In the following, $n_v$ denotes the number of vertices, $E_F$, $I_F$ denotes the number of fermion’s external/internal line, $E_B$, $I_B$ denotes the number of boson’s external/internal line.
In your theory, a tree level contribution to 1PI vertex for three bosons does not exist, and we can say there is at least one fermion loop.
From a topology of graph, we may notice the following relations: $$n_v=2I_B+E_B=2I_B+3,$$ $$2n_v=2I_F+E_F=2I_F.$$ Therefore, we can say both $n_v$ and $I_F$ are odd integer.
The sub-diagram corresponding to the fermion-loop should consist of an equal number of vertices and fermion’s internal line lines.
However, now that we know that there are only an odd number of vertices and odd number of fermion’s internal lines, at least one of these fermion loops would be composed of an odd number of vertices and an odd number of fermion loops.

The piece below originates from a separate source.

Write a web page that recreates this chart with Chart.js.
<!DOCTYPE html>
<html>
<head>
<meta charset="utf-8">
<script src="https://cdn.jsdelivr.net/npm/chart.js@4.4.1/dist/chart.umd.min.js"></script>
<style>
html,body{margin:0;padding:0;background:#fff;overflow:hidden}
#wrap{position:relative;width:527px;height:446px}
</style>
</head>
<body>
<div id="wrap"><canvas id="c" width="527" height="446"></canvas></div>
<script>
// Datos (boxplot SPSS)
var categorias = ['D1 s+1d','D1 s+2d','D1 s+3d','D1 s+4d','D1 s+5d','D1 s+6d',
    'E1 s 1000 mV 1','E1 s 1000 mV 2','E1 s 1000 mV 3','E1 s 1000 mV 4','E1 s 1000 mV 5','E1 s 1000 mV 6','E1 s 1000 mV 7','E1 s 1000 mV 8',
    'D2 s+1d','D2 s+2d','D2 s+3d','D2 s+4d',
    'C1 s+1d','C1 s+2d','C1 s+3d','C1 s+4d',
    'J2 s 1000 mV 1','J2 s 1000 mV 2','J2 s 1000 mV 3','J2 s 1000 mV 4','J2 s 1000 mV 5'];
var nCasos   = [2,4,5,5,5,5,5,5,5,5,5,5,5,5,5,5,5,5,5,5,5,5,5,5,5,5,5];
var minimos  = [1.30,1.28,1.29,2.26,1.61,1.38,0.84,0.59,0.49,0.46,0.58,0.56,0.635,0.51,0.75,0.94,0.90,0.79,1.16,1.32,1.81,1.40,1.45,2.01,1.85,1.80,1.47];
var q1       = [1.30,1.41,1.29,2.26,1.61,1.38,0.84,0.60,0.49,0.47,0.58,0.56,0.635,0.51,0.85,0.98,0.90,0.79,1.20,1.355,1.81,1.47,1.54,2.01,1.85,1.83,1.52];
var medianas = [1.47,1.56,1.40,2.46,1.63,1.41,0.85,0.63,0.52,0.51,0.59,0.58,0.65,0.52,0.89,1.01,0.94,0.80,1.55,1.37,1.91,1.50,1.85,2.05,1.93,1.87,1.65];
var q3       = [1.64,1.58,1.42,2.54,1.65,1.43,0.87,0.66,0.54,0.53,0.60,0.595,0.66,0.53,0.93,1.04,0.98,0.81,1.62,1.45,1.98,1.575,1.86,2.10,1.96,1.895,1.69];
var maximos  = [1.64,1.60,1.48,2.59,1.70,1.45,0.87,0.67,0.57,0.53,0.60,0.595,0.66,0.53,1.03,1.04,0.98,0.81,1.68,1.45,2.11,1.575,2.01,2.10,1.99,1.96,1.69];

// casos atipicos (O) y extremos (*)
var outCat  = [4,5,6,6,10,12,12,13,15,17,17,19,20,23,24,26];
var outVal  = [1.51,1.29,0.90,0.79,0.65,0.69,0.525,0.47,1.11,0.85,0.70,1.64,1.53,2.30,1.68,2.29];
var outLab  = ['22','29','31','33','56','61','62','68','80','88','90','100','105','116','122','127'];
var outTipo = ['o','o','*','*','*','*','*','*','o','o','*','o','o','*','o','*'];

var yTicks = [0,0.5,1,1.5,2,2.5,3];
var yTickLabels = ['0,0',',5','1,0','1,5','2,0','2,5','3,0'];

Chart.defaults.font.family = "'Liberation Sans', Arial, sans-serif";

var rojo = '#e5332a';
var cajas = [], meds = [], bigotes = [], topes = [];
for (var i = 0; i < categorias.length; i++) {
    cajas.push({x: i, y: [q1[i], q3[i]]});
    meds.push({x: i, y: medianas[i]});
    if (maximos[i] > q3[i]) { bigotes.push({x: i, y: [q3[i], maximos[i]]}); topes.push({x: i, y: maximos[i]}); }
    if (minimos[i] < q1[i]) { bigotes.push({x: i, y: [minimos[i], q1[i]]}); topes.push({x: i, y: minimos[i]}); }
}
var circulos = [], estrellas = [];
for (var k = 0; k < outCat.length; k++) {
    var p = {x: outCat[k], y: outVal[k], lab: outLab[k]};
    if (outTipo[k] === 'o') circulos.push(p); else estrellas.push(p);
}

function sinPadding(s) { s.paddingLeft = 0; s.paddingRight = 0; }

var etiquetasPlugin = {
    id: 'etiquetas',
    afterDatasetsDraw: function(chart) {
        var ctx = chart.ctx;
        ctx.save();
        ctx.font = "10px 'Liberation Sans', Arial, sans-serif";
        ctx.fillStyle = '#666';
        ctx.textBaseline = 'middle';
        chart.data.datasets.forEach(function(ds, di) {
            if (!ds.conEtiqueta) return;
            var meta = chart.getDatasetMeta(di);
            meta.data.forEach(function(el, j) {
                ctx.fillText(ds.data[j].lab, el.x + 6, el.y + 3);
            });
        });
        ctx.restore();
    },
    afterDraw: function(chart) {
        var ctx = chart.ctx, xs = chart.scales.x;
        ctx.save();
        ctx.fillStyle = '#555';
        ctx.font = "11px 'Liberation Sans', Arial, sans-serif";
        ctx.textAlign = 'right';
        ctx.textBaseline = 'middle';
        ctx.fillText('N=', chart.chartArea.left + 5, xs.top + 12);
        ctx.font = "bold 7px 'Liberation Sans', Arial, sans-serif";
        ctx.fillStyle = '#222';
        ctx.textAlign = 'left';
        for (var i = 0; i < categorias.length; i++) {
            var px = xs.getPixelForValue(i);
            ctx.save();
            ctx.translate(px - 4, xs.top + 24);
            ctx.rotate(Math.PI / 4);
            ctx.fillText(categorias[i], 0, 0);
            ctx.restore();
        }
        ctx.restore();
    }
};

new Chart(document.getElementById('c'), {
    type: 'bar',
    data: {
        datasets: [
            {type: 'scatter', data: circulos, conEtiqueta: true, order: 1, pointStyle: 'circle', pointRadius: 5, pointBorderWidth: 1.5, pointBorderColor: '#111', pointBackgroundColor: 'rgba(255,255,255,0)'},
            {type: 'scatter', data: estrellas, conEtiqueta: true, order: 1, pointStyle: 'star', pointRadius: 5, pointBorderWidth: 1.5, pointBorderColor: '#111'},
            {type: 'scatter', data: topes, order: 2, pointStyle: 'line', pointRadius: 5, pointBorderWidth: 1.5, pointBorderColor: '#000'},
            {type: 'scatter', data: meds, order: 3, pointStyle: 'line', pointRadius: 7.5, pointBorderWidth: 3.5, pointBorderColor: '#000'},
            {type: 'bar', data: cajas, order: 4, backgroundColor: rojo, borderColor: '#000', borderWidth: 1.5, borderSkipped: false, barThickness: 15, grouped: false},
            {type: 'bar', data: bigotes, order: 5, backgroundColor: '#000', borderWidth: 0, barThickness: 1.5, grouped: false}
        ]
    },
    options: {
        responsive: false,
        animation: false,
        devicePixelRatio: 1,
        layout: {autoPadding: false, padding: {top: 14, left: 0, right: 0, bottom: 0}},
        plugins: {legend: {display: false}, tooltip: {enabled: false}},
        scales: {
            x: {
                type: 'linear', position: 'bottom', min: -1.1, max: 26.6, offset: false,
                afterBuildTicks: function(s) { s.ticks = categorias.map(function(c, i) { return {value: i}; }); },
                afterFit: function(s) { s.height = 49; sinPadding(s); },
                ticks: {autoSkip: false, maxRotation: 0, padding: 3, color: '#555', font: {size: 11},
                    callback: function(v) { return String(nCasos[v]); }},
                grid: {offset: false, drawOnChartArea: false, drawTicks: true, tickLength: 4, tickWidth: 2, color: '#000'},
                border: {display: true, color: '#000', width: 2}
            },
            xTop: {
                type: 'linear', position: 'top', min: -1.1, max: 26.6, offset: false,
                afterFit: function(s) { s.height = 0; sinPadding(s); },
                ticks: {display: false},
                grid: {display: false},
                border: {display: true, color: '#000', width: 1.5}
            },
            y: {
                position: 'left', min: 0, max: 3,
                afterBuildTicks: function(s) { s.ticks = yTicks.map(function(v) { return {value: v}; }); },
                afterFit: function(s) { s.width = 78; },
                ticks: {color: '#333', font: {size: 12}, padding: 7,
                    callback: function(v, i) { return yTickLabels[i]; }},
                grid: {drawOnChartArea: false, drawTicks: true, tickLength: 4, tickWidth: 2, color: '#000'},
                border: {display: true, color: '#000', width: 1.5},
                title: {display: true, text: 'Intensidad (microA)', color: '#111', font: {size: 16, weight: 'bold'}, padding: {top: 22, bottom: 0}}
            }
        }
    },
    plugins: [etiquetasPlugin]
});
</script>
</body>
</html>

We can say this partial diagram must be zero. To show this, remember that each vertex has $\gamma_5$ and each fermion line has one $\gamma_\mu$. Therefore, the total number of gamma matrices along the loop is odd number $$(\mathrm{odd}\ \mathrm{number})\times (\underset{\gamma_5}{\underbrace{4}}+ \underset{\gamma}{\underbrace{1}}),$$ and the trace of the odd-number of gamma matrices will be zero.
I feel like this discussion needs some more detail to be worked out, but roughly from an argument like this, it seems that we can show that some partial diagram is zero if we take the trace of the gamma matrix.